Sur ce point, le Conseil constitutionnel rejoint clairement la décision rendue par la
Cour de cassation le 13 septembre 2017, qui sanctionne une mesure de rétention administrative touchant un étranger en situation irrégulière, mesure intervenue à la suite d'un contrôle effectué sur le fondement de l'état d'urgence. Pour la Cour, la simple motivation du contrôle par une référence stéréotypée à
Vigipirate et à l'état d'urgence ne suffit pas à justifier le contrôle.
Un substitut au détournement de procédure
La décision du Conseil replace ainsi les contrôles d'identité fondés sur l'état d'urgence dans le droit commun des contrôles de police administrative.
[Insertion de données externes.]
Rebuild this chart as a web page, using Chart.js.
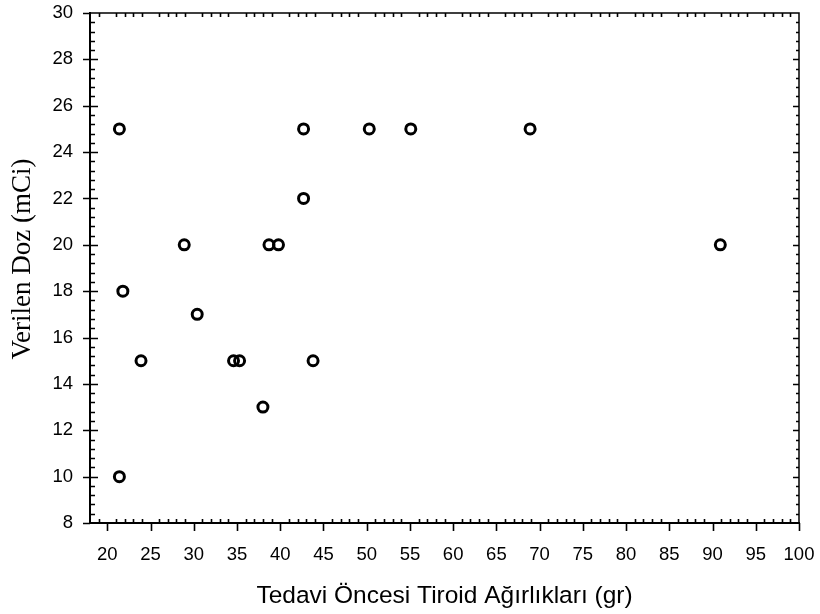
<!DOCTYPE html>
<html>
<head>
<meta charset="utf-8">
<script src="https://cdn.jsdelivr.net/npm/chart.js@4"></script>
<style>
  html, body { margin: 0; padding: 0; background: #fff; }
  #wrap { width: 820px; height: 614px; }
</style>
</head>
<body>
<div id="wrap"><canvas id="myChart" width="820" height="614"></canvas></div>
<script>
// Tiroid ağırlığı (gr) ve verilen doz (mCi)
let weights = [21.4, 21.8, 21.4, 23.9, 28.9, 30.4, 34.6, 35.3, 38.0, 38.7, 39.8, 42.7, 42.7, 43.8, 50.3, 55.1, 68.9, 90.9];
let doses   = [25,   18,   10,   15,   20,   17,   15,   15,   13,   20,   20,   25,   22,   15,   25,   25,   25,   20];

// Eksen sınırları ve etiketler
let xMin = 18, xMax = 100;
let yMin = 8, yMax = 30;
let xTicks = [20, 25, 30, 35, 40, 45, 50, 55, 60, 65, 70, 75, 80, 85, 90, 95, 100];
let yTicks = [8, 10, 12, 14, 16, 18, 20, 22, 24, 26, 28, 30];

let xTitle = 'Tedavi Öncesi Tiroid Ağırlıkları (gr)';
let yTitle = 'Verilen Doz (mCi)';

// Çerçeve, tik çizgileri ve dikey eksen başlığı
const framePlugin = {
    id: 'frame',
    afterDraw(chart) {
        const ctx = chart.ctx;
        const a = chart.chartArea;
        const xs = chart.scales.x;
        const ys = chart.scales.y;
        ctx.save();
        ctx.strokeStyle = '#000';
        ctx.lineCap = 'butt';

        // çerçeve
        ctx.lineWidth = 1.5;
        ctx.beginPath();
        ctx.moveTo(a.left, a.top); ctx.lineTo(a.right, a.top); ctx.lineTo(a.right, a.bottom);
        ctx.stroke();
        ctx.lineWidth = 2;
        ctx.beginPath();
        ctx.moveTo(a.left, a.top - 1); ctx.lineTo(a.left, a.bottom); ctx.lineTo(a.right + 1, a.bottom);
        ctx.stroke();

        ctx.lineWidth = 1.6;
        ctx.beginPath();
        // x ekseni: ana tikler dışa, ara tikler içe (alt ve üst)
        for (let v = xMin + 1; v <= xMax; v++) {
            const px = Math.round(xs.getPixelForValue(v)) + 0.5;
            if (v % 5 === 0) {
                ctx.moveTo(px, a.bottom); ctx.lineTo(px, a.bottom + 8);
            } else {
                ctx.moveTo(px, a.bottom); ctx.lineTo(px, a.bottom - 4);
                ctx.moveTo(px, a.top); ctx.lineTo(px, a.top + 4);
            }
        }
        // y ekseni: ana tikler her iki yana, ara tikler 0.4 aralıkla
        for (let i = 1; i < (yMax - yMin) / 0.4; i++) {
            const v = yMin + i * 0.4;
            const py = Math.round(ys.getPixelForValue(v)) + 0.5;
            if (i % 5 === 0) {
                ctx.moveTo(a.left - 7, py); ctx.lineTo(a.left + 8, py);
                ctx.moveTo(a.right, py); ctx.lineTo(a.right - 6, py);
            } else {
                ctx.moveTo(a.left, py); ctx.lineTo(a.left + 5, py);
                ctx.moveTo(a.right, py); ctx.lineTo(a.right - 3, py);
            }
        }
        // uçlardaki ana tikler
        const p8 = Math.round(ys.getPixelForValue(yMin)) + 0.5;
        ctx.moveTo(a.left - 7, p8); ctx.lineTo(a.left, p8);
        const p30 = Math.round(ys.getPixelForValue(yMax)) + 0.5;
        ctx.moveTo(a.left - 7, p30); ctx.lineTo(a.left, p30);
        ctx.stroke();

        // dikey başlık
        ctx.fillStyle = '#000';
        ctx.font = '27px "Liberation Serif", "Times New Roman", serif';
        ctx.textAlign = 'center';
        ctx.textBaseline = 'middle';
        ctx.translate(23, 259);
        ctx.rotate(-Math.PI / 2);
        ctx.fillText(yTitle, 0, 0);
        ctx.restore();
    }
};

function updateChart() {
    let ctx = document.getElementById('myChart').getContext('2d');
    new Chart(ctx, {
        type: 'scatter',
        data: {
            datasets: [{
                data: weights.map((w, i) => ({ x: w, y: doses[i] })),
                pointRadius: 5,
                pointHoverRadius: 5,
                borderWidth: 3,
                borderColor: '#000',
                backgroundColor: 'rgba(0,0,0,0)'
            }]
        },
        options: {
            responsive: false,
            animation: false,
            events: [],
            layout: { padding: { top: 13, right: 21, left: 0, bottom: 0 } },
            plugins: {
                legend: { display: false },
                tooltip: { enabled: false }
            },
            scales: {
                x: {
                    type: 'linear',
                    min: xMin,
                    max: xMax,
                    afterBuildTicks: s => { s.ticks = xTicks.map(v => ({ value: v })); },
                    afterFit: s => { s.height = 91; s.paddingLeft = 0; s.paddingRight = 0; },
                    grid: { display: false, drawTicks: false },
                    border: { display: false },
                    ticks: {
                        padding: 21,
                        color: '#000',
                        maxRotation: 0,
                        autoSkip: false,
                        font: { family: '"Liberation Sans", Arial, sans-serif', size: 18.5 }
                    },
                    title: {
                        display: true,
                        text: xTitle,
                        color: '#000',
                        padding: { top: 0, bottom: 3 },
                        font: { family: '"Liberation Sans", Arial, sans-serif', size: 24.5 }
                    }
                },
                y: {
                    type: 'linear',
                    min: yMin,
                    max: yMax,
                    afterBuildTicks: s => { s.ticks = yTicks.map(v => ({ value: v })); },
                    afterFit: s => { s.width = 90; s.paddingTop = 0; s.paddingBottom = 0; },
                    grid: { display: false, drawTicks: false },
                    border: { display: false },
                    ticks: {
                        padding: 17,
                        color: '#000',
                        autoSkip: false,
                        font: { family: '"Liberation Sans", Arial, sans-serif', size: 18.5 }
                    }
                }
            }
        },
        plugins: [framePlugin]
    });
}

updateChart();
</script>
</body>
</html>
Depuis le 1er novembre 2017, ils ont, en tout état de cause, disparu, et le droit commun s'appliquait donc déjà avant l'intervention du Conseil. On observe d'ailleurs que
la loi du 31 octobre 2017, pourtant accusée de "pérenniser l'état d'urgence", n'a pas cru bon de reprendre les dispositions relatives au contrôle d'identité. En se bornant à élargir la zone des contrôles frontaliers, elle répond aux conditions posées par le Conseil.
Si elle n'a aucun intérêt pratique, la décision témoigne cependant d'une certaine forme d'avertissement. En effet, dans les pièces utilisées par le Conseil pour effectuer son contrôle, on trouve des extraits du rapport Raimbourg-Poisson particulièrement accablant pour l'administration. Celle-ci a fait usage de cette procédure en dehors de toute circonstance d'urgence et d'exception. Elle a utilisé le contrôle d'identité d'état d'urgence à la place du contrôle de police administrative ordinaire, tout simplement pour éviter d'avoir à motiver sa décision, pour échapper à l'obligation de faire état de circonstances particulières constituant une menace pour l'ordre public. Considérée sous cet angle, la décision du Conseil constitutionnel ressemble à une sanction pour détournement de procédure.